AN apprenticeship scheme has been launched to encourage more people from ethnic minorities to train as nurses.
Bradford Community Health NHS Trust, in partnership with Bradford Hospitals Trust, Shipley College and other city organisations, says it is anxious to have a nursing workforce that more accurately reflects the ethnic diversity of the community.
The scheme has been launched at a time when hospitals are urgently seeking more innovative ways to recruit nurses to meet shortages.
Apprenticeships last two years and participants receive a training allowance and work alongside qualified nurses.
"The scheme is a paid opportunity for individuals to gain real insight into nursing while gaining an academic qualification needed to begin nurse education," said Diana Oliver, project manager.
"It is designed to attract those who would not normally consider nursing as a career.
"It will also address some of the concerns over the links between unemployment and ill-health and the inequality of access to health services for minority ethnic communities."
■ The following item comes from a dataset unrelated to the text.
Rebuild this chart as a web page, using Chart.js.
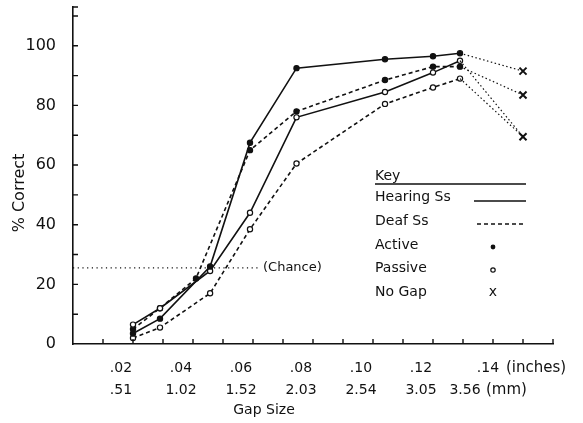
<!DOCTYPE html>
<html>
<head>
<meta charset="utf-8">
<script src="https://cdn.jsdelivr.net/npm/chart.js@4/dist/chart.umd.min.js"></script>
<style>
  html, body { margin: 0; padding: 0; background: #fff; }
  #wrap { width: 583px; height: 423px; }
</style>
</head>
<body>
<div id="wrap"><canvas id="chartGap"></canvas></div>
<script>
// gap sizes in inches (x positions of the points)
const gapInches = [0.02, 0.029, 0.0457, 0.059, 0.0745, 0.104, 0.12, 0.129];
const deafActiveGaps = [0.02, 0.029, 0.041, 0.059, 0.0745, 0.104, 0.12, 0.129];

// % correct
const hearingActive = [3.5, 8.5, 26, 67.5, 92.5, 95.5, 96.5, 97.5];
const hearingPassive = [6.5, 12, 24.5, 44, 76, 84.5, 91, 95];
const deafActive = [5, 12, 22, 65, 78, 88.5, 93, 93];
const deafPassive = [2, 5.5, 17, 38.5, 60.5, 80.5, 86, 89];

// no gap condition
const noGapInches = 0.15;
const noGapHearingActive = 91.5;
const noGapDeafActive = 83.5;
const noGapPassive = 69.5;

const chanceLevel = 25.5;
const chanceEnd = 0.062;

// tick labels
const inchLabels = [".02", ".04", ".06", ".08", ".10", ".12", ".14"];
const mmLabels = [".51", "1.02", "1.52", "2.03", "2.54", "3.05", "3.56"];
const labelValues = [0.02, 0.04, 0.06, 0.08, 0.1, 0.12, 0.14];

const ink = "#111";
const font = "DejaVu Sans";

const toPoints = (xs, ys) => xs.map((x, i) => ({ x: x, y: ys[i] }));
const last = (arr) => arr[arr.length - 1];

const mainLine = (data, dashed, filled) => ({
  data: data,
  borderColor: ink,
  borderWidth: 1.6,
  borderDash: dashed ? [4, 3] : [],
  pointStyle: "circle",
  pointRadius: 2.6,
  pointBackgroundColor: filled ? ink : "#fff",
  pointBorderColor: ink,
  pointBorderWidth: 1.2,
  tension: 0,
});

const connector = (fromY, toY) => ({
  data: [
    { x: last(gapInches), y: fromY },
    { x: noGapInches, y: toY },
  ],
  borderColor: ink,
  borderWidth: 1.2,
  borderDash: [1.5, 2.5],
  pointRadius: 0,
});

const datasets = [
  {
    data: [
      { x: 0, y: chanceLevel },
      { x: chanceEnd, y: chanceLevel },
    ],
    borderColor: ink,
    borderWidth: 1.2,
    borderDash: [1.2, 3.5],
    pointRadius: 0,
  },
  connector(last(hearingActive), noGapHearingActive),
  connector(last(deafActive), noGapDeafActive),
  connector(last(hearingPassive), noGapPassive),
  connector(last(deafPassive), noGapPassive),
  mainLine(toPoints(gapInches, hearingActive), false, true),
  mainLine(toPoints(gapInches, hearingPassive), false, false),
  mainLine(toPoints(deafActiveGaps, deafActive), true, true),
  mainLine(toPoints(gapInches, deafPassive), true, false),
  {
    data: [
      { x: noGapInches, y: noGapHearingActive },
      { x: noGapInches, y: noGapDeafActive },
      { x: noGapInches, y: noGapPassive },
    ],
    showLine: false,
    pointStyle: "crossRot",
    pointRadius: 5,
    pointBorderWidth: 2,
    pointBorderColor: ink,
  },
];

// extra drawing: inward ticks, two-row x labels, titles, key
const extras = {
  id: "extras",
  afterDraw(chart) {
    const { ctx, chartArea, scales } = chart;
    const xs = scales.x;
    const ys = scales.y;
    ctx.save();
    ctx.strokeStyle = ink;
    ctx.fillStyle = ink;
    ctx.lineWidth = 1.4;

    // ticks pointing into the plot
    ctx.beginPath();
    for (let i = 1; i <= 16; i++) {
      const px = xs.getPixelForValue(i / 100);
      ctx.moveTo(px, chartArea.bottom);
      ctx.lineTo(px, chartArea.bottom - 5);
    }
    for (let v = 10; v <= 110; v += 10) {
      const py = ys.getPixelForValue(v);
      ctx.moveTo(chartArea.left, py);
      ctx.lineTo(chartArea.left + 5, py);
    }
    ctx.moveTo(chartArea.left, chartArea.top);
    ctx.lineTo(chartArea.left + 5, chartArea.top);
    ctx.stroke();

    // x labels, inches and mm rows
    ctx.font = "14px '" + font + "'";
    ctx.textBaseline = "middle";
    ctx.textAlign = "center";
    labelValues.forEach((v, i) => {
      const px = xs.getPixelForValue(v);
      if (i < labelValues.length - 1) {
        ctx.fillText(inchLabels[i], px - 12, 368);
        ctx.fillText(mmLabels[i], px - 12, 390);
      }
    });
    const pLast = xs.getPixelForValue(last(labelValues));
    ctx.fillText(last(inchLabels), pLast - 5, 368);
    ctx.fillText(last(mmLabels), pLast - 28, 390);
    ctx.textAlign = "left";
    ctx.font = "15px '" + font + "'";
    ctx.fillText("(inches)", pLast + 13, 368);
    ctx.fillText("(mm)", pLast - 7, 390);

    ctx.textAlign = "center";
    ctx.font = "14px '" + font + "'";
    ctx.fillText("Gap Size", 264, 410);

    // y title
    ctx.save();
    ctx.translate(20, 193);
    ctx.rotate(-Math.PI / 2);
    ctx.font = "16px '" + font + "'";
    ctx.fillText("% Correct", 0, 0);
    ctx.restore();

    // chance label
    ctx.textAlign = "left";
    ctx.font = "13px '" + font + "'";
    ctx.fillText("(Chance)", xs.getPixelForValue(chanceEnd) + 4, ys.getPixelForValue(chanceLevel));

    // key
    ctx.font = "14px '" + font + "'";
    ctx.fillText("Key", 375, 176);
    ctx.fillText("Hearing Ss", 375, 197);
    ctx.fillText("Deaf Ss", 375, 221);
    ctx.fillText("Active", 375, 245);
    ctx.fillText("Passive", 375, 268);
    ctx.fillText("No Gap", 375, 292);
    ctx.textAlign = "center";
    ctx.fillText("x", 493, 292);

    ctx.lineWidth = 1.4;
    ctx.beginPath();
    ctx.moveTo(375, 184);
    ctx.lineTo(526, 184);
    ctx.moveTo(474, 201);
    ctx.lineTo(526, 201);
    ctx.stroke();
    ctx.setLineDash([4, 3]);
    ctx.beginPath();
    ctx.moveTo(477, 224);
    ctx.lineTo(526, 224);
    ctx.stroke();
    ctx.setLineDash([]);

    ctx.beginPath();
    ctx.arc(493, 247, 2.4, 0, Math.PI * 2);
    ctx.fill();
    ctx.lineWidth = 1.2;
    ctx.beginPath();
    ctx.arc(493, 270, 2.2, 0, Math.PI * 2);
    ctx.stroke();

    ctx.restore();
  },
};

new Chart(document.getElementById("chartGap"), {
  type: "line",
  data: { datasets: datasets },
  options: {
    responsive: true,
    maintainAspectRatio: false,
    animation: false,
    layout: {
      padding: { top: 6, right: 30, left: 0, bottom: 0 },
    },
    scales: {
      x: {
        type: "linear",
        min: 0,
        max: 0.16,
        grid: { display: false },
        border: { color: ink, width: 1.6 },
        ticks: { display: false, stepSize: 0.01 },
        afterFit(scale) {
          scale.height = 79;
          scale.paddingLeft = 0;
          scale.paddingRight = 0;
        },
      },
      y: {
        min: 0,
        max: 113,
        grid: { display: false, drawTicks: false },
        border: { color: ink, width: 1.6 },
        ticks: {
          stepSize: 10,
          padding: 17,
          color: ink,
          font: { size: 16, family: font },
          callback: (v) => (v % 20 === 0 && v <= 100 ? v : ""),
        },
        afterFit(scale) {
          scale.width = 73;
          scale.paddingTop = 0;
          scale.paddingBottom = 0;
        },
      },
    },
    plugins: {
      legend: { display: false },
      tooltip: { enabled: false },
    },
  },
  plugins: [extras],
});
</script>
</body>
</html>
Ishtiaq Ahmed, the director of Bradford Racial Equality Council, welcomed the idea, saying that the under-representation of ethnic minorities in nursing had long been recognised.
"This scheme offers good quality, real jobs in the NHS," he said.
The minimum qualifications needed to start the scheme are four GCSEs grade A-C. But if candidates have not gained GCSEs they can take an entry test at Shipley College.